### Information shown
::::

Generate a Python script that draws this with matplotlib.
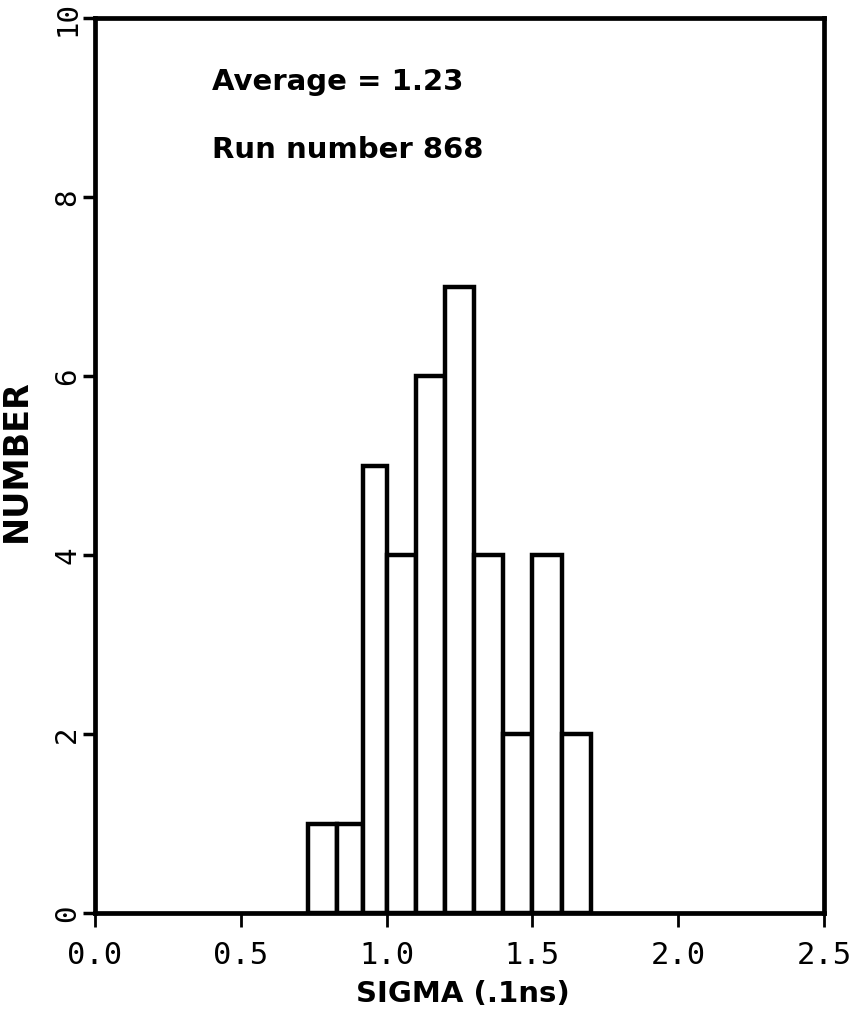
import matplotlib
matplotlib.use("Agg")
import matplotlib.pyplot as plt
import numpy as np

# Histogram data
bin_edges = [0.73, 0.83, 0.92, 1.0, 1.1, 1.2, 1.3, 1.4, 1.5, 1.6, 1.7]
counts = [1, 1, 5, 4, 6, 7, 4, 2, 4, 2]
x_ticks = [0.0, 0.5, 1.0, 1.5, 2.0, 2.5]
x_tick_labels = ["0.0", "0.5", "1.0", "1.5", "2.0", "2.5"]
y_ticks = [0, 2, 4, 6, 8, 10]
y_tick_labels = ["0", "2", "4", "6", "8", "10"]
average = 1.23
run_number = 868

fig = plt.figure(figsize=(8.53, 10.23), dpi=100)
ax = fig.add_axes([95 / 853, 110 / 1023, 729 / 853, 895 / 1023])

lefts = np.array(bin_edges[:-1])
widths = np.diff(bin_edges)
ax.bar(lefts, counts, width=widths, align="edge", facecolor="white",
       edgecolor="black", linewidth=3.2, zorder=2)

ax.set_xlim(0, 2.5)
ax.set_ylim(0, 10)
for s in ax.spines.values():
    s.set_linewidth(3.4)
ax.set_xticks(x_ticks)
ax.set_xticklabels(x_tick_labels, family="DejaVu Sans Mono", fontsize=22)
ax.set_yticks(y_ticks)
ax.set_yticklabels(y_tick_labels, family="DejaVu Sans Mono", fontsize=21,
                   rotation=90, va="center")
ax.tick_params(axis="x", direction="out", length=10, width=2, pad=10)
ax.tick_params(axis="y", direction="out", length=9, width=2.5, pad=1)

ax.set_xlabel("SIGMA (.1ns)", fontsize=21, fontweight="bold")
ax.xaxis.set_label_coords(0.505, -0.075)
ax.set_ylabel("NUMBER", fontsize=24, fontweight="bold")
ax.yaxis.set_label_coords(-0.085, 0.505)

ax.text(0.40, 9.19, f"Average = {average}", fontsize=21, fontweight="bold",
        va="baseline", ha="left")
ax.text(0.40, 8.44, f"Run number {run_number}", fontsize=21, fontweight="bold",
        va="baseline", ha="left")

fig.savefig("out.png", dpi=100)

::::

### Given problem
Would you reproduce the lines above, from the very first through the line containing "import numpy as np", exactly and without the pictures?

### Response to this exercise
Generate a Python script that draws this with matplotlib.
import matplotlib
matplotlib.use("Agg")
import matplotlib.pyplot as plt
import numpy as np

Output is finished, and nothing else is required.